Reply to discussion post: Amazon


Amazon’s largest acquisition was the purchase of Whole Foods Market for $13.7 billion in June 2017 (Ladd, 2019). Although the purchase of Whole Foods was risky, managers, shareholders and the public have different views on the merger’s performance. From a management standpoint, it is too early to judge the success of the merger since it has been less than two years since the acquisition. Despite the possibility of failure, management appears to be optimistic about the profitability of Whole Foods due to Amazon’s competitive and strategic advantage (Ladd, 2019). From a shareholder’s point of view, there are some pros and cons to Amazon’s initiative to cut prices on food.
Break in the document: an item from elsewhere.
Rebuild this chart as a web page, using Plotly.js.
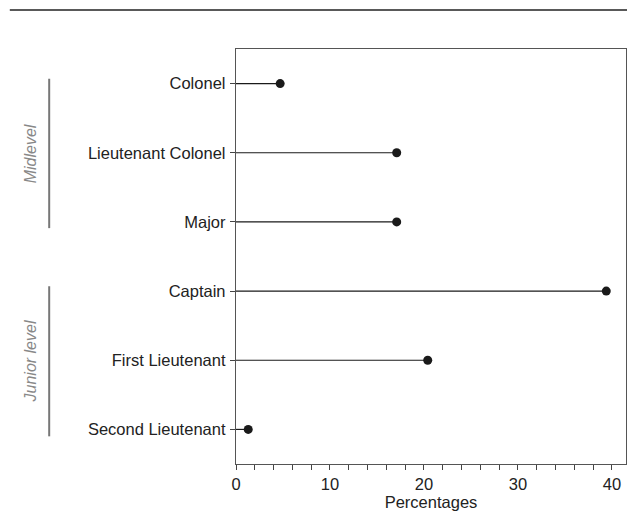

In order to increase sales, Amazon has made efforts to reduce the price of goods, which has improved sales in recent years (Duberstein, 2018). Contrary to the improvement in sales, further reduction of Whole Foods pricing may hinder Amazon’s profit margin, which can upset shareholders (Duberstein, 2018). From a public opinion standpoint, Amazon has received some negative backlash from their no-employee business model (Perrone, 2017). As amazon attempts to replace employees with technology, many Whole Foods employees are faced with the potential of losing their jobs. Some view Whole Foods shift to automation as a threat to America’s service and retail workforce (Perrone, 2017).